What will it take to turn around D.C. Public Schools? With all the hot air that blows around Washington, you’d think the answer would be a shot or two of freon.
Everybody in charge already knows the answers. Yet, here they are, waiting for yet another group of experts to point out what they already know: The city’s school system is costly, inefficient and ineffective to the extreme, and student outcomes are at the bottom of the barrel.
Everybody in charge knows this because it’s all everybody who’s anybody in D.C. has talked about for more than two very long decades. Indeed, the current mayor of D.C., Adrian Fenty, was himself a teenager growing up in Mount Pleasant when everybody first began to seriously questioning the one-size-fits-all approach to public schooling.
The reams of reports in the intervening years asked and answered all the pertinent questions — such as should high school students preparing for the all-volunteer military be on the same academic track as students preparing for college, and what to do about vocational schooling — and offered recommendations for reform. Unfortunately, nobody at the top of any heap — in City Hall or at the Board of Education, on Capitol Hill or in the White House — had the gumption to follow through. Wimpy, wimpy, wimpy.
Oh, they talked a good game. Ronald Reagan was going to do away with the Department of Education. The school board was going to hold the system accountable. Newt Gingrich was going to remind the nation over and over how bad D.C. schools were. The mayor and the council were going to teach the school board a thing or two about poorly run schools.
Well, look what that has wrought as Adrian Fenty and other members of the Millennial Generation try to wrap their 30-something heads around school reform.

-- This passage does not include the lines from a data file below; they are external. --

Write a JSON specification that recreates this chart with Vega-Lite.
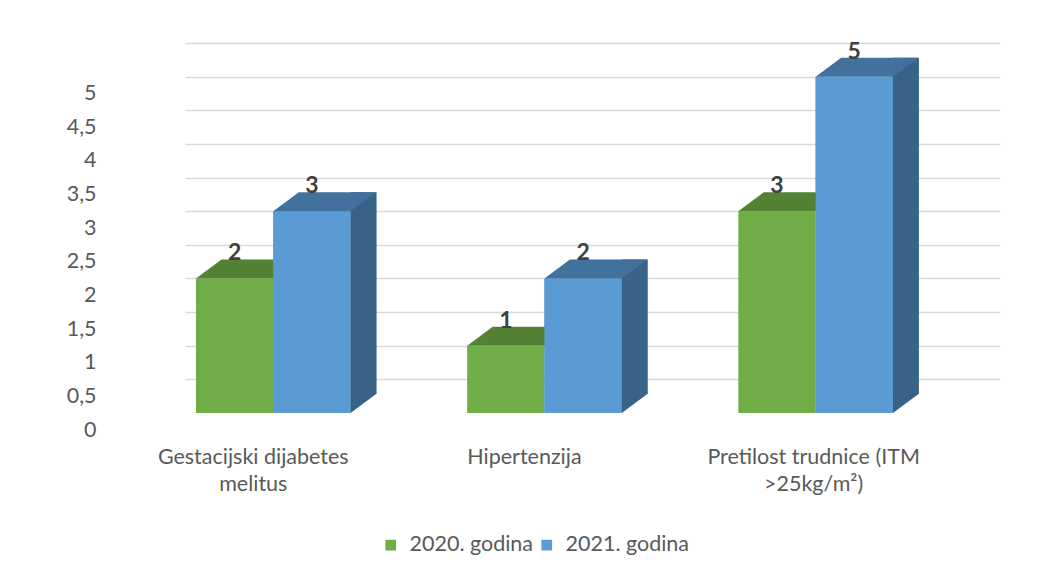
{
  "$schema": "https://vega.github.io/schema/vega-lite/v6.json",
  "width": 815,
  "height": 370,
  "autosize": {"type": "none"},
  "padding": {"left": 185, "top": 43, "right": 63, "bottom": 167},
  "background": "white",
  "config": {
    "view": {"stroke": null},
    "font": "Lato",
    "axis": {"labelFont": "Lato", "labelFontSize": 21.5, "labelColor": "#595959", "title": null, "labelLimit": 400},
    "legend": {"labelFont": "Lato"}
  },
  "data": {
    "values": [
      {"kategorija": "Gestacijski dijabetes melitus", "godina": "2020. godina", "broj": 2},
      {"kategorija": "Gestacijski dijabetes melitus", "godina": "2021. godina", "broj": 3},
      {"kategorija": "Hipertenzija", "godina": "2020. godina", "broj": 1},
      {"kategorija": "Hipertenzija", "godina": "2021. godina", "broj": 2},
      {"kategorija": "Pretilost trudnice (ITM >25kg/m²)", "godina": "2020. godina", "broj": 3},
      {"kategorija": "Pretilost trudnice (ITM >25kg/m²)", "godina": "2021. godina", "broj": 5}
    ]
  },
  "encoding": {
    "x": {
      "field": "kategorija",
      "type": "nominal",
      "sort": null,
      "scale": {"paddingInner": 0.43, "paddingOuter": 0.2177, "align": 0.093},
      "axis": {
        "labelAngle": 0,
        "domain": false,
        "ticks": false,
        "grid": false,
        "labelPadding": 33,
        "labelLineHeight": 27,
        "labelLimit": 400,
        "labelOffset": {"condition": {"test": "datum.value == 'Pretilost trudnice (ITM >25kg/m²)'", "value": -2}, "value": -20},
        "labelExpr": "datum.value == 'Gestacijski dijabetes melitus' ? ['Gestacijski dijabetes', 'melitus'] : datum.value == 'Pretilost trudnice (ITM >25kg/m²)' ? ['Pretilost trudnice (ITM', '>25kg/m²)'] : datum.label"
      }
    },
    "y": {
      "field": "broj",
      "type": "quantitative",
      "scale": {"domain": [0, 5.5], "nice": false},
      "axis": {
        "values": [0, 0.5, 1, 1.5, 2, 2.5, 3, 3.5, 4, 4.5, 5, 5.5],
        "offset": 85,
        "labelPadding": 4,
        "labelOffset": 17,
        "ticks": false,
        "domain": false,
        "grid": true,
        "gridWidth": 1.5,
        "gridColor": {"condition": {"test": "datum.value === 0", "value": "transparent"}, "value": "#d9d9d9"},
        "labelExpr": "datum.value >= 5.5 ? '' : replace(toString(datum.value), '.', ',')"
      }
    }
  },
  "layer": [
    {
      "mark": {"type": "bar"},
      "encoding": {
        "xOffset": {"field": "godina", "type": "nominal", "scale": {"paddingInner": 0, "paddingOuter": 0}},
        "color": {
          "field": "godina",
          "type": "nominal",
          "scale": {"domain": ["2020. godina", "2021. godina"], "range": ["#70AD47", "#5B9BD5"]},
          "legend": {
            "orient": "none",
            "legendX": 195,
            "legendY": 491,
            "direction": "horizontal",
            "title": null,
            "symbolType": "square",
            "symbolSize": 115,
            "symbolStrokeWidth": 0,
            "labelFontSize": 21.5,
            "labelColor": "#595959",
            "columnPadding": 2,
            "labelOffset": 8
          }
        }
      }
    },
    {
      "transform": [{"filter": "datum.godina == '2020. godina'"}],
      "mark": {"type": "point", "filled": true, "strokeWidth": 0, "opacity": 1, "color": "#548235", "size": 5975, "shape": "M -1 0 L 1 0 L 1.66 -0.49 L -0.34 -0.49 Z"},
      "encoding": {
        "xOffset": {"field": "godina", "type": "nominal", "scale": {"domain": ["2020. godina", "2021. godina"], "paddingInner": 0, "paddingOuter": 0}}
      }
    },
    {
      "transform": [{"filter": "datum.godina == '2021. godina'"}],
      "mark": {"type": "bar", "color": "#5B9BD5"},
      "encoding": {
        "xOffset": {"field": "godina", "type": "nominal", "scale": {"domain": ["2020. godina", "2021. godina"], "paddingInner": 0, "paddingOuter": 0}}
      }
    },
    {
      "transform": [{"filter": "datum.godina == '2021. godina'"}],
      "mark": {"type": "bar", "color": "#386287", "width": 26, "xOffset": 90.3, "yOffset": -19},
      "encoding": {}
    },
    {
      "transform": [{"filter": "datum.godina == '2021. godina'"}],
      "mark": {"type": "point", "filled": true, "strokeWidth": 0, "opacity": 1, "color": "#386287", "size": 676, "xOffset": 90.3, "shape": "M -1 -1.5 L -1 0 L 1.02 -1.5 Z"},
      "encoding": {"y": {"datum": 0}}
    },
    {
      "transform": [{"filter": "datum.godina == '2021. godina'"}],
      "mark": {"type": "point", "filled": true, "strokeWidth": 0, "opacity": 1, "color": "#41719C", "size": 5975, "shape": "M -1 0 L 1 0 L 1.66 -0.49 L -0.34 -0.49 Z"},
      "encoding": {
        "xOffset": {"field": "godina", "type": "nominal", "scale": {"domain": ["2020. godina", "2021. godina"], "paddingInner": 0, "paddingOuter": 0}}
      }
    },
    {
      "mark": {"type": "text", "baseline": "middle", "dy": -25, "fontSize": 23, "fontWeight": "bold", "color": "#404040", "font": "Lato"},
      "encoding": {
        "xOffset": {"field": "godina", "type": "nominal", "scale": {"domain": ["2020. godina", "2021. godina"], "paddingInner": 0, "paddingOuter": 0}},
        "text": {"field": "broj", "type": "quantitative"}
      }
    }
  ]
}
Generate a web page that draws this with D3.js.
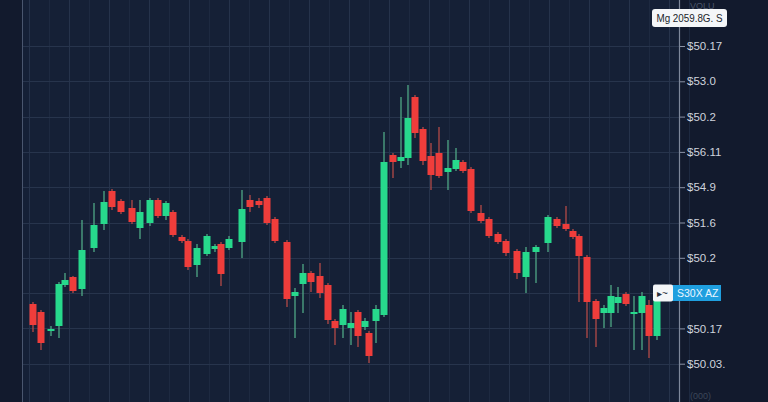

So, picture this, a perfect illustration of what all is wrong with the D.C. school system. In early June, the mayor announces that two consulting firms will begin auditing the school system to identify waste and inefficiencies, and make recommendations for reform. Then, about a month later, one of those consulting firms made an awesome discovery: Boxes and boxes of athletic equipment warehoused inside a closed schoolhouse. But that wasn’t all. While the school itself had been closed since August 2006, computers were still plugged in, software was available for takers, food was still in the refrigerators and television sets were still mounted on the walls of classrooms. What’s more, the school had been repeatedly vandalized, with fire extinguisher fluid and broken glass strewn all over the place.
Getting the short end of the stick, as usual, are the children.
Everybody who’s anybody suspects what happened. It’s partly what an editor of mine classifies as Always Assume Idiocy, the AAI factor. But there also is something far more sinister at work — and it’s not the exclusive domain of D.C. Public Schools. I call it the WRC factor — as in who really cares.
Who really cares that the District’s per-pupil expenditures have the lowest academic return in the nation?
Who really cares that automatic raises are handed out to school employees as readily as free lunch tickets are to students?
Etc., etc., etc.
Who really cares that the mayor, the schools chief and the schools’ chief facilities guy all held a press conference just this past Monday and said, “Uh, head’s up, everybody who is and isn’t anybody, but schools will be lacking a few things on opening day. There’s been a mix-up with textbooks. And, oh, by the way, the AC won’t be working in all the schools.”
Now, of course those are not the words that rolled off their tongues. But how they said it is of little consequence. The facts are the facts. Or so it seems.
What’s at play here are rhetoric and reality. One reality is that school textbooks have always been delivered very late in the school year or not at all in many not-so-rare instances. Another reality is that the schools’ heating and air-conditioning systems are installed, maintained and repaired by people who have no license or certified expertise in installing, maintaining and repairing heating and air-conditioning systems. (See “unions” under DCPS employment opportunities for details.)
As for the rhetoric, it’s all about the money. The school board, before Adrian Fenty took the reins, was on a “repair blitz,” targeting certain problems and certain schools. But the Fenty administration wants to take an “expanded” and “holistic way.” Now, that could mean that the Fenty team merely wants to spend money the way it and it alone sees fit. On the other hand, it could mean that the Fenty team wants to spend money the way it and it alone sees fit. Get it?
Washington in August is an uncomfortable (some say unbearable) place to be — with and without hot air from politicians. That’s one reason why everybody who’s anybody on Capitol Hill heads home in August.
What’s it gonna take to change the D.C. school climate? More than a few squirts of freon and new textbooks.